AIM: A line counts if it contains the string "this"; say how many such lines there are, giving only the number.

MATERIAL PROVIDED:

·····

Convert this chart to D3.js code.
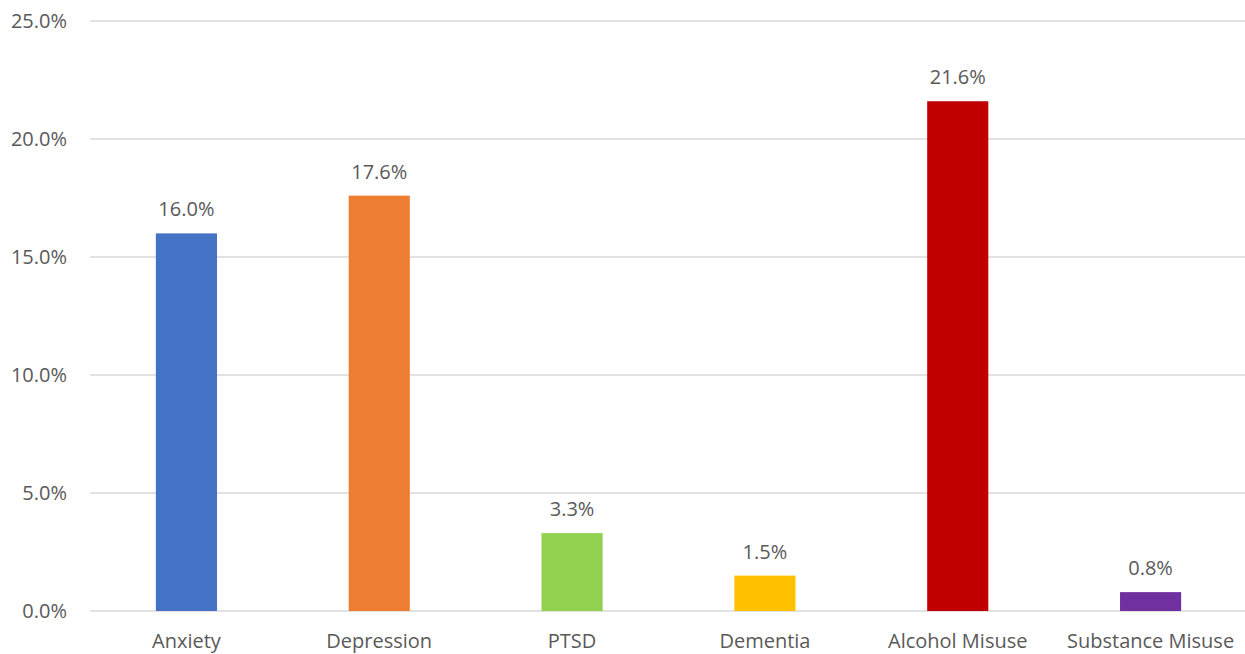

·····

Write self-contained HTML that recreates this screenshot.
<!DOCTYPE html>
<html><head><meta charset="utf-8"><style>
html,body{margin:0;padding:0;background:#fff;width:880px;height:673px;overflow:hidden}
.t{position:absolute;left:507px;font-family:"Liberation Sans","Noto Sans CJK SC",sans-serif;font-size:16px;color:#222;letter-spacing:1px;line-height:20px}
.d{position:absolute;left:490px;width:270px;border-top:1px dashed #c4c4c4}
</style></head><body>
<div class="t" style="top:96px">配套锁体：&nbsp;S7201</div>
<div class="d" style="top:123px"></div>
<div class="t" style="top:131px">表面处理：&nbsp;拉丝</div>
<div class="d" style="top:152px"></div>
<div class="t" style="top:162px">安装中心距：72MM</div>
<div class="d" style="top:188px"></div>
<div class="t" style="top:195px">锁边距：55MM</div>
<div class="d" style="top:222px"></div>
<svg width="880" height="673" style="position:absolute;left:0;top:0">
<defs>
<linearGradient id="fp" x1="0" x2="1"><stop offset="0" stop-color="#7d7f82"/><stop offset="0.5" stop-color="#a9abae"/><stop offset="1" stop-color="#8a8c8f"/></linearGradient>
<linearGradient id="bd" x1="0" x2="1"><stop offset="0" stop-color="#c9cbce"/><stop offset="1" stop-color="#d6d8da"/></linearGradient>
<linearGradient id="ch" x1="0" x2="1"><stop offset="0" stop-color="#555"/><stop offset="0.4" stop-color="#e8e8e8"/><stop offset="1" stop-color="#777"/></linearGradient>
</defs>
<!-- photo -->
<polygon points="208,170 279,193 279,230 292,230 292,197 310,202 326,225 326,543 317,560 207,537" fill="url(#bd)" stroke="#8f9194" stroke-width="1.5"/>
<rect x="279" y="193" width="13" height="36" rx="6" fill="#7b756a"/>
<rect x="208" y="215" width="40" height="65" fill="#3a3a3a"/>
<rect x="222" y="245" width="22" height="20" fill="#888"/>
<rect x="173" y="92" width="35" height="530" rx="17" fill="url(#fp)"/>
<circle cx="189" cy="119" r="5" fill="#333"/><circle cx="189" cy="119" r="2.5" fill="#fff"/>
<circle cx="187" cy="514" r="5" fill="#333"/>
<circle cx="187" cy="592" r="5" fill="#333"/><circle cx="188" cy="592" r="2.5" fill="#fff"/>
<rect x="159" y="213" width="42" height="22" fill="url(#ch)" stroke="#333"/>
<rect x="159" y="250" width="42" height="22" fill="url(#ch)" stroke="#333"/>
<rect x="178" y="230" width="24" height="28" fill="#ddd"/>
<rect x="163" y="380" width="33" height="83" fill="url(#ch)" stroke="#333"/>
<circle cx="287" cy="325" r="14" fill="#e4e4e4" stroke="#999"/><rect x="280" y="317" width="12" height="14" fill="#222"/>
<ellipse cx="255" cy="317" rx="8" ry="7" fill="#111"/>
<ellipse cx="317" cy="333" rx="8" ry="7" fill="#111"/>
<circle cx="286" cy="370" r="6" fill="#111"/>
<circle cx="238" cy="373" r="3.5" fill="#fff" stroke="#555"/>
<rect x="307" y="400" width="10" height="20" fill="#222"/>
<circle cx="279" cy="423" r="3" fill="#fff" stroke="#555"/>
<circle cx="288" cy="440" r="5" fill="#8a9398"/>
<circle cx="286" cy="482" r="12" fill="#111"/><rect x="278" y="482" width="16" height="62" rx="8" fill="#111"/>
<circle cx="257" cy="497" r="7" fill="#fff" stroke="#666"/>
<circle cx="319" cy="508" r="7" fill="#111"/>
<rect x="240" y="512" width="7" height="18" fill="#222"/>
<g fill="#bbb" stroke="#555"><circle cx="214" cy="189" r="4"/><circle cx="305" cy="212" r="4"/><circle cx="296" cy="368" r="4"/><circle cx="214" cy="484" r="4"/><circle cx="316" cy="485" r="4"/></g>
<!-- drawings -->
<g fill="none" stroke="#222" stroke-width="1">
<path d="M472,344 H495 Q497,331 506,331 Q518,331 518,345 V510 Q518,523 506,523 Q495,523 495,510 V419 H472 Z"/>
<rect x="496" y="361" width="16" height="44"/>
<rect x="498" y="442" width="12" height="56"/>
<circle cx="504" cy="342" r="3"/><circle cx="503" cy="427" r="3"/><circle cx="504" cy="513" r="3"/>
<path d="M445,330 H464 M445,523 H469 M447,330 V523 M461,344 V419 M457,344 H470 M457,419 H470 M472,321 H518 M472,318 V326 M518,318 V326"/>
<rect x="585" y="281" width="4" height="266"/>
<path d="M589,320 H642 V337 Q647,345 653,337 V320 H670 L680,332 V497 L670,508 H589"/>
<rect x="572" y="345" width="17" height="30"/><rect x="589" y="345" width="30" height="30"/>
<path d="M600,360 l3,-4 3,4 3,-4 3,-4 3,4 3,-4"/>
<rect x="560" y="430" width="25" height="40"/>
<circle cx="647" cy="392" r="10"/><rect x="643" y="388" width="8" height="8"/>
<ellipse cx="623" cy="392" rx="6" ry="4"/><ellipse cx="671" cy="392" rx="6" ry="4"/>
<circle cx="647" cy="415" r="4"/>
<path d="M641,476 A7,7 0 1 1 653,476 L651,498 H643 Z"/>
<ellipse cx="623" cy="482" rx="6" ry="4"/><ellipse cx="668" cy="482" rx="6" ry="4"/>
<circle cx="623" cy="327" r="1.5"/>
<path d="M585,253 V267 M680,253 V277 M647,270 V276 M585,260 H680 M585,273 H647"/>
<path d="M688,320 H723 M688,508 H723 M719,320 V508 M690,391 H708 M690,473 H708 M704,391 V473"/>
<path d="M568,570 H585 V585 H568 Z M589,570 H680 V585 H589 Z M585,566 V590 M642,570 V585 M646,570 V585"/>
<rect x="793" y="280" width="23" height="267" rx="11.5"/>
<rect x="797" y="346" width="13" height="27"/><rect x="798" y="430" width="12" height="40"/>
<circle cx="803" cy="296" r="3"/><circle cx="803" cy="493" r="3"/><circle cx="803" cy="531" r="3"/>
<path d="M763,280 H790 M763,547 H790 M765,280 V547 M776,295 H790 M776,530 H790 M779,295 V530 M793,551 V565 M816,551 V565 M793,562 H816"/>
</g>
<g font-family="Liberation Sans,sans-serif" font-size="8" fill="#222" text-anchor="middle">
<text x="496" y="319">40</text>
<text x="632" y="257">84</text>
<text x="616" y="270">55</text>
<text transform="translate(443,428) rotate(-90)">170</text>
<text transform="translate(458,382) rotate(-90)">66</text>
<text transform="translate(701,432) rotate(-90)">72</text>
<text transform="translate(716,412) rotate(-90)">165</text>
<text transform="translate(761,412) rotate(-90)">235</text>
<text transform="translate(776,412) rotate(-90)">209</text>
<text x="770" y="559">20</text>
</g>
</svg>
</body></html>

·····

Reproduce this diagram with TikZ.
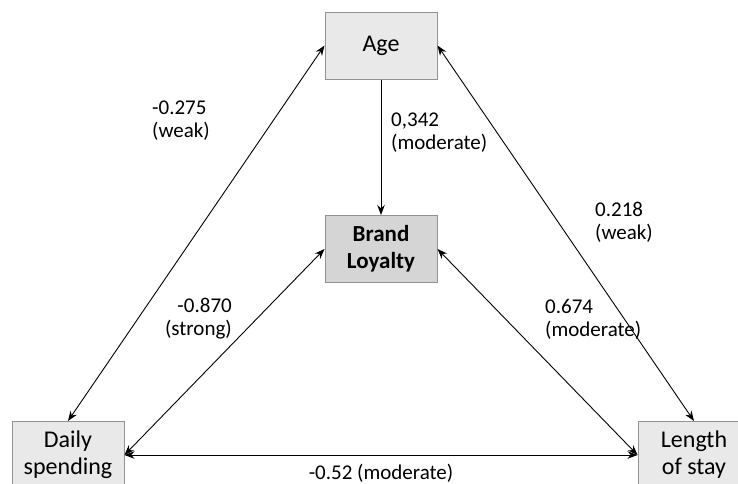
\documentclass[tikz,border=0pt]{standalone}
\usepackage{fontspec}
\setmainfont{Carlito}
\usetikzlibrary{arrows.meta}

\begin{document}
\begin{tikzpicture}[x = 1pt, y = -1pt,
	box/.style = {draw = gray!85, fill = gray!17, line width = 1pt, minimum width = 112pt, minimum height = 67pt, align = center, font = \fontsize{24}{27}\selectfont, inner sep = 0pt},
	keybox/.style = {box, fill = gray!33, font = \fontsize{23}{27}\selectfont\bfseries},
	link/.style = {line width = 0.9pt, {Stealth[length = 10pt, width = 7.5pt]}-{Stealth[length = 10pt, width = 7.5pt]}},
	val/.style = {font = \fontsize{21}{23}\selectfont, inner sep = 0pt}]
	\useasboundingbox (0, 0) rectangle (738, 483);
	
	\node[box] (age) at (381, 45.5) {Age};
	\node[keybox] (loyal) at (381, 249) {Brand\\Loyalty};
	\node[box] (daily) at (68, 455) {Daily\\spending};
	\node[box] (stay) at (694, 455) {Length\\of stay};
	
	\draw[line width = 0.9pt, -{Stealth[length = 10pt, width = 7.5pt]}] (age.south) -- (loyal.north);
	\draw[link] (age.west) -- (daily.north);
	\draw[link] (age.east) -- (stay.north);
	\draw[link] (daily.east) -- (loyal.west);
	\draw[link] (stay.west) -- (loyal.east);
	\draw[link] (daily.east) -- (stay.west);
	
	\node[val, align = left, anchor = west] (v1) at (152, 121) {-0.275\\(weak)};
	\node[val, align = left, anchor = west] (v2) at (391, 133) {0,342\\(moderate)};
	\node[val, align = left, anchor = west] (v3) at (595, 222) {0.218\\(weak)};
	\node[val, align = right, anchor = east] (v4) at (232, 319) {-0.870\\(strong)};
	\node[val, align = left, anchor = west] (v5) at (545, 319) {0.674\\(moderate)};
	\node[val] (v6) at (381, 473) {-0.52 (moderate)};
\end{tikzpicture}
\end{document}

·····

TASK SOLUTION: 3